>> BEGIN

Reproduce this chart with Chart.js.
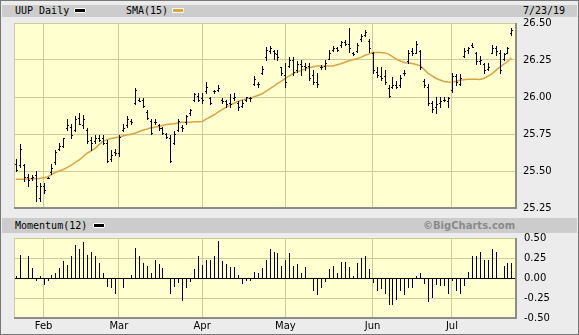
<!DOCTYPE html>
<html>
<head>
<meta charset="utf-8">
<script src="https://cdn.jsdelivr.net/npm/chart.js@4.4.1/dist/chart.umd.min.js"></script>
<style>
  body { margin: 0; background: #ececec; }
  #page { position: relative; width: 579px; height: 335px; background: #ececec; overflow: hidden; }
  #frame { position: absolute; left: 0; top: 0; width: 577px; height: 333px; border: 1px solid #777; pointer-events: none; }
  .band { position: absolute; left: 2px; width: 575px; background: #cccccc; }
  .txt { position: absolute; font: 10px "DejaVu Sans Mono", monospace; color: #000; white-space: nowrap; line-height: 12px; }
  .sw { position: absolute; height: 3px; width: 10px; border: 1px solid #fff; border-radius: 1px; }
  canvas { position: absolute; left: 0; }
</style>
</head>
<body>
<div id="page">
  <div class="band" style="top:5px;height:12px"></div>
  <div class="band" style="top:218px;height:15px"></div>
  <span class="txt" style="left:15px;top:5px">UUP Daily</span>
  <span class="sw" style="left:74px;top:8px;background:#000"></span>
  <span class="txt" style="left:126px;top:5px">SMA(15)</span>
  <span class="sw" style="left:172px;top:8px;background:#d9a441"></span>
  <span class="txt" style="left:523px;top:5px">7/23/19</span>
  <span class="txt" style="left:15px;top:220px">Momentum(12)</span>
  <span class="sw" style="left:93px;top:223px;background:#000"></span>
  <span class="txt" style="left:423px;top:220px;font:bold 10px 'DejaVu Sans',sans-serif;color:#8a8a8a">©BigCharts.com</span>
  <canvas id="price" width="579" height="215" style="top:0"></canvas>
  <canvas id="mom" width="579" height="121" style="top:214px"></canvas>
  <div id="frame"></div>
</div>
<script>
// trading days from 1/23/19 to 7/23/19, index 0..125
var monthLabels = ['Feb', 'Mar', 'Apr', 'May', 'Jun', 'Jul'];
var monthStart = [7, 26, 47, 68, 90, 110];

var high = [25.58,25.68,25.55,25.48,25.47,25.50,25.42,25.42,25.46,25.55,25.64,25.69,25.72,25.85,25.82,25.87,25.89,25.88,25.79,25.73,
  25.74,25.74,25.74,25.71,25.64,25.65,25.74,25.82,25.87,25.85,26.06,25.99,25.99,25.91,25.85,25.85,25.82,25.80,25.76,25.74,
  25.77,25.85,25.81,25.88,25.92,26.03,26.03,26.03,26.10,26.00,26.05,26.08,25.99,25.98,26.02,26.03,25.97,25.98,26.00,26.00,
  26.14,26.10,26.21,26.34,26.345,26.32,26.32,26.205,26.23,26.27,26.27,26.24,26.25,26.23,26.23,26.18,26.16,26.215,26.25,26.32,
  26.345,26.34,26.38,26.385,26.465,26.305,26.365,26.425,26.455,26.395,26.305,26.205,26.205,26.18,26.08,26.135,26.105,26.15,26.18,26.32,
  26.33,26.38,26.32,26.12,26.09,25.97,26.00,26.00,26.00,26.00,26.165,26.155,26.155,26.33,26.34,26.365,26.305,26.275,26.23,26.23,
  26.35,26.345,26.32,26.30,26.34,26.465];
var low = [25.50,25.53,25.43,25.40,25.44,25.30,25.30,25.35,25.45,25.48,25.55,25.64,25.66,25.78,25.72,25.77,25.82,25.79,25.69,25.64,
  25.69,25.70,25.68,25.56,25.57,25.61,25.60,25.77,25.80,25.82,25.95,25.97,25.93,25.85,25.75,25.82,25.78,25.75,25.72,25.56,
  25.68,25.77,25.77,25.82,25.88,25.97,25.97,25.96,26.03,25.95,26.03,26.04,25.96,25.93,25.93,25.98,25.91,25.93,25.97,25.97,
  26.08,26.07,26.155,26.25,26.295,26.26,26.25,26.15,26.07,26.205,26.15,26.17,26.15,26.18,26.115,26.09,26.07,26.19,26.19,26.255,
  26.31,26.31,26.34,26.35,26.305,26.285,26.305,26.38,26.41,26.305,26.16,26.135,26.115,26.09,26.00,26.06,26.06,26.07,26.15,26.23,
  26.285,26.295,26.19,26.07,25.945,25.90,25.89,25.93,25.97,25.93,26.035,26.08,26.08,26.27,26.295,26.335,26.225,26.225,26.165,26.18,
  26.295,26.285,26.16,26.25,26.295,26.42];
var open = [25.55,25.54,25.54,25.46,25.45,25.47,25.32,25.40,25.45,25.49,25.56,25.65,25.67,25.79,25.80,25.78,25.86,25.81,25.78,25.71,
  25.70,25.72,25.72,25.69,25.58,25.63,25.62,25.78,25.81,25.84,25.96,25.98,25.98,25.90,25.84,25.83,25.81,25.79,25.75,25.72,
  25.69,25.78,25.80,25.83,25.89,25.98,26.01,25.99,26.04,25.99,26.04,26.05,25.98,25.97,25.96,25.99,25.96,25.94,25.98,25.99,
  26.09,26.09,26.16,26.27,26.31,26.31,26.29,26.20,26.15,26.21,26.25,26.18,26.22,26.21,26.21,26.15,26.10,26.20,26.21,26.26,
  26.32,26.33,26.35,26.37,26.36,26.30,26.31,26.39,26.42,26.38,26.30,26.17,26.14,26.14,26.06,26.07,26.08,26.08,26.16,26.24,
  26.31,26.30,26.31,26.11,26.07,25.96,25.93,25.96,25.98,25.97,26.05,26.14,26.09,26.28,26.32,26.35,26.30,26.24,26.22,26.19,
  26.30,26.33,26.30,26.26,26.30,26.43];
var close = [25.51,25.65,25.46,25.44,25.46,25.40,25.40,25.37,25.455,25.52,25.63,25.67,25.72,25.81,25.74,25.85,25.82,25.85,25.70,25.69,
  25.72,25.71,25.69,25.57,25.61,25.62,25.73,25.79,25.85,25.83,26.05,25.97,25.94,25.86,25.76,25.83,25.79,25.76,25.73,25.57,
  25.75,25.84,25.79,25.87,25.91,26.02,25.98,25.98,26.07,25.96,26.04,26.06,25.97,25.95,25.95,26.00,25.93,25.96,26.00,25.99,
  26.12,26.09,26.19,26.32,26.33,26.30,26.27,26.16,26.10,26.25,26.17,26.22,26.21,26.20,26.13,26.10,26.09,26.20,26.23,26.30,
  26.33,26.32,26.37,26.36,26.33,26.29,26.35,26.41,26.44,26.33,26.18,26.15,26.13,26.10,26.01,26.08,26.07,26.13,26.16,26.30,
  26.30,26.36,26.20,26.08,25.96,25.92,25.95,25.97,25.98,25.99,26.14,26.10,26.13,26.31,26.33,26.34,26.24,26.25,26.18,26.20,
  26.33,26.31,26.18,26.29,26.33,26.45];
var sma15 = [25.444,25.444,25.445,25.446,25.447,25.448,25.450,25.455,25.460,25.475,25.490,25.500,25.510,25.525,25.540,25.557,25.575,25.598,25.620,25.636,
  25.653,25.678,25.700,25.712,25.720,25.725,25.730,25.737,25.743,25.749,25.755,25.765,25.775,25.783,25.790,25.795,25.800,25.808,25.815,25.818,
  25.820,25.825,25.830,25.830,25.830,25.832,25.833,25.835,25.850,25.865,25.880,25.898,25.915,25.930,25.945,25.958,25.970,25.978,25.986,25.993,
  26.000,26.010,26.020,26.037,26.055,26.072,26.090,26.108,26.126,26.143,26.160,26.170,26.180,26.190,26.198,26.204,26.210,26.210,26.210,26.210,
  26.210,26.218,26.225,26.235,26.245,26.252,26.258,26.268,26.280,26.290,26.300,26.300,26.300,26.298,26.290,26.272,26.255,26.243,26.232,26.229,
  26.227,26.220,26.210,26.185,26.160,26.142,26.125,26.115,26.105,26.102,26.100,26.107,26.113,26.117,26.120,26.120,26.120,26.118,26.125,26.140,
  26.155,26.178,26.200,26.220,26.240,26.265];
var momentum = [0.03,0.29,0,0.27,0.12,-0.03,0.02,-0.07,-0.03,0.04,0.06,0.12,0.21,0.16,0.28,0.41,0.36,0.45,0.29,0.32,
  0.27,0.19,0.06,-0.10,-0.11,-0.19,0,-0.11,0,0.04,0.37,0.28,0.19,0.15,0.06,0.23,0.18,0.12,0,-0.19,
  -0.10,-0.05,-0.28,-0.11,-0.035,0.11,0.27,0.16,0.23,0.23,0.28,0.46,0.21,0.18,0.14,0.14,0.04,-0.06,-0.03,-0.03,
  0.08,0.06,0.12,0.23,0.36,0.32,0.31,0.15,0.23,0.31,0.15,0.18,0.06,0.14,0,-0.145,-0.20,-0.11,-0.035,0.11,
  0.15,0.06,0.20,0.20,0.14,0.03,0.19,0.25,0.28,0.11,-0.045,-0.145,-0.12,-0.19,-0.33,-0.33,-0.26,-0.145,-0.20,-0.11,
  -0.11,0.03,0.06,-0.065,-0.29,-0.24,-0.08,-0.09,-0.09,-0.19,-0.02,-0.145,-0.19,-0.09,0.08,0.27,0.28,0.32,0.23,0.23,
  0.36,0.32,0,0.15,0.19,0.19];

var gridColor = '#cccc99';
var tickFont = { family: 'DejaVu Sans', size: 10 };

// dotted pale yellow plot background
var pat = document.createElement('canvas');
pat.width = 2; pat.height = 2;
var pc = pat.getContext('2d');
pc.fillStyle = '#ffffdc'; pc.fillRect(0, 0, 2, 2);
pc.fillStyle = '#ffffc6'; pc.fillRect(0, 0, 1, 1); pc.fillRect(1, 1, 1, 1);

var panel = {
  id: 'panel',
  beforeDraw: function (chart) {
    var ctx = chart.ctx, a = chart.chartArea;
    ctx.save();
    ctx.fillStyle = ctx.createPattern(pat, 'repeat');
    ctx.fillRect(a.left, a.top, a.right - a.left, a.bottom - a.top);
    ctx.restore();
  },
  afterDraw: function (chart) {
    var ctx = chart.ctx, a = chart.chartArea;
    ctx.save();
    ctx.fillStyle = gridColor;
    ctx.fillRect(a.left, a.top, 1, a.bottom - a.top);
    ctx.fillRect(a.left, a.top, a.right - a.left, 1);
    ctx.fillStyle = '#8c8c8c';
    ctx.fillRect(a.left, a.bottom - 1, a.right - a.left + 2, 2);
    ctx.fillRect(a.right, a.top, 2, a.bottom - a.top + 1);
    ctx.restore();
  }
};

// open-high-low-close bars
var ohlc = {
  id: 'ohlc',
  afterDatasetsDraw: function (chart) {
    var ctx = chart.ctx, x = chart.scales.x, y = chart.scales.y;
    ctx.save();
    ctx.fillStyle = '#000';
    for (var i = 0; i < high.length; i++) {
      var px = Math.round(x.getPixelForValue(i));
      var yt = Math.round(y.getPixelForValue(high[i]));
      var yb = Math.round(y.getPixelForValue(low[i]));
      ctx.fillRect(px, yt, 1, Math.max(1, yb - yt + 1));
      ctx.fillRect(px - 1, Math.round(y.getPixelForValue(open[i])), 1, 1);
      ctx.fillRect(px + 1, Math.round(y.getPixelForValue(close[i])), 1, 1);
    }
    ctx.restore();
  }
};

var momBars = {
  id: 'momBars',
  afterDatasetsDraw: function (chart) {
    var ctx = chart.ctx, x = chart.scales.x, y = chart.scales.y;
    var y0 = Math.round(y.getPixelForValue(0));
    ctx.save();
    ctx.fillStyle = '#000';
    for (var i = 0; i < momentum.length; i++) {
      if (!momentum[i]) continue;
      var px = Math.round(x.getPixelForValue(i));
      var yv = Math.round(y.getPixelForValue(momentum[i]));
      ctx.fillRect(px, Math.min(y0, yv), 1, Math.abs(yv - y0) + 1);
    }
    ctx.restore();
  }
};

function monthTicks(axis) {
  axis.ticks = monthStart.map(function (v) { return { value: v }; });
}

function xAxis(showLabels) {
  return {
    type: 'linear',
    min: -0.45,
    max: 125.9,
    afterBuildTicks: monthTicks,
    grid: { color: gridColor, drawTicks: false },
    border: { display: false },
    ticks: {
      display: showLabels,
      autoSkip: false,
      maxRotation: 0,
      padding: 2,
      color: '#000',
      font: tickFont,
      callback: function (v) { return monthLabels[monthStart.indexOf(v)]; }
    },
    afterFit: function (s) { s.height = showLabels ? 17 : 0; }
  };
}

// right-hand value axis; label overflow must not shrink the plot box
function yAxisFit(s) {
  s.width = 64;
  s.paddingTop = 0;
  s.paddingBottom = 0;
}

new Chart(document.getElementById('price'), {
  type: 'line',
  data: {
    datasets: [{
      label: 'SMA(15)',
      data: sma15.map(function (v, i) { return { x: i, y: v }; }),
      borderColor: '#d9a441',
      borderWidth: 1.5,
      pointRadius: 0,
      tension: 0
    }]
  },
  options: {
    responsive: false,
    animation: false,
    events: [],
    layout: { padding: { left: 14, top: 23, right: 0, bottom: 7 } },
    plugins: { legend: { display: false }, tooltip: { enabled: false } },
    scales: {
      x: xAxis(false),
      y: {
        position: 'right',
        min: 25.25,
        max: 26.5,
        grid: { color: gridColor, drawTicks: false },
        border: { display: false },
        ticks: {
          stepSize: 0.25,
          padding: 8,
          color: '#000',
          font: tickFont,
          callback: function (v) { return v.toFixed(2); }
        },
        afterFit: yAxisFit
      }
    }
  },
  plugins: [panel, ohlc]
});

new Chart(document.getElementById('mom'), {
  type: 'line',
  data: {
    datasets: [{
      label: 'Momentum(12)',
      data: momentum.map(function (v, i) { return { x: i, y: v }; }),
      showLine: false,
      pointRadius: 0
    }]
  },
  options: {
    responsive: false,
    animation: false,
    events: [],
    layout: { padding: { left: 14, top: 24, right: 0, bottom: 0 } },
    plugins: { legend: { display: false }, tooltip: { enabled: false } },
    scales: {
      x: xAxis(true),
      y: {
        position: 'right',
        min: -0.5,
        max: 0.5,
        grid: {
          drawTicks: false,
          color: function (c) { return c.tick && c.tick.value === 0 ? '#000' : gridColor; }
        },
        border: { display: false },
        ticks: {
          stepSize: 0.25,
          padding: 9,
          color: '#000',
          font: tickFont,
          callback: function (v) { return v.toFixed(2); }
        },
        afterFit: yAxisFit
      }
    }
  },
  plugins: [panel, momBars]
});
</script>
</body>
</html>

>> END

Leave out the pictures. Transcribe only the lines above, from the first through the one that contains "var monthStart = [7, 26, 47, 68, 90, 110];".

Reproduce this chart with Chart.js.
<!DOCTYPE html>
<html>
<head>
<meta charset="utf-8">
<script src="https://cdn.jsdelivr.net/npm/chart.js@4.4.1/dist/chart.umd.min.js"></script>
<style>
  body { margin: 0; background: #ececec; }
  #page { position: relative; width: 579px; height: 335px; background: #ececec; overflow: hidden; }
  #frame { position: absolute; left: 0; top: 0; width: 577px; height: 333px; border: 1px solid #777; pointer-events: none; }
  .band { position: absolute; left: 2px; width: 575px; background: #cccccc; }
  .txt { position: absolute; font: 10px "DejaVu Sans Mono", monospace; color: #000; white-space: nowrap; line-height: 12px; }
  .sw { position: absolute; height: 3px; width: 10px; border: 1px solid #fff; border-radius: 1px; }
  canvas { position: absolute; left: 0; }
</style>
</head>
<body>
<div id="page">
  <div class="band" style="top:5px;height:12px"></div>
  <div class="band" style="top:218px;height:15px"></div>
  <span class="txt" style="left:15px;top:5px">UUP Daily</span>
  <span class="sw" style="left:74px;top:8px;background:#000"></span>
  <span class="txt" style="left:126px;top:5px">SMA(15)</span>
  <span class="sw" style="left:172px;top:8px;background:#d9a441"></span>
  <span class="txt" style="left:523px;top:5px">7/23/19</span>
  <span class="txt" style="left:15px;top:220px">Momentum(12)</span>
  <span class="sw" style="left:93px;top:223px;background:#000"></span>
  <span class="txt" style="left:423px;top:220px;font:bold 10px 'DejaVu Sans',sans-serif;color:#8a8a8a">©BigCharts.com</span>
  <canvas id="price" width="579" height="215" style="top:0"></canvas>
  <canvas id="mom" width="579" height="121" style="top:214px"></canvas>
  <div id="frame"></div>
</div>
<script>
// trading days from 1/23/19 to 7/23/19, index 0..125
var monthLabels = ['Feb', 'Mar', 'Apr', 'May', 'Jun', 'Jul'];
var monthStart = [7, 26, 47, 68, 90, 110];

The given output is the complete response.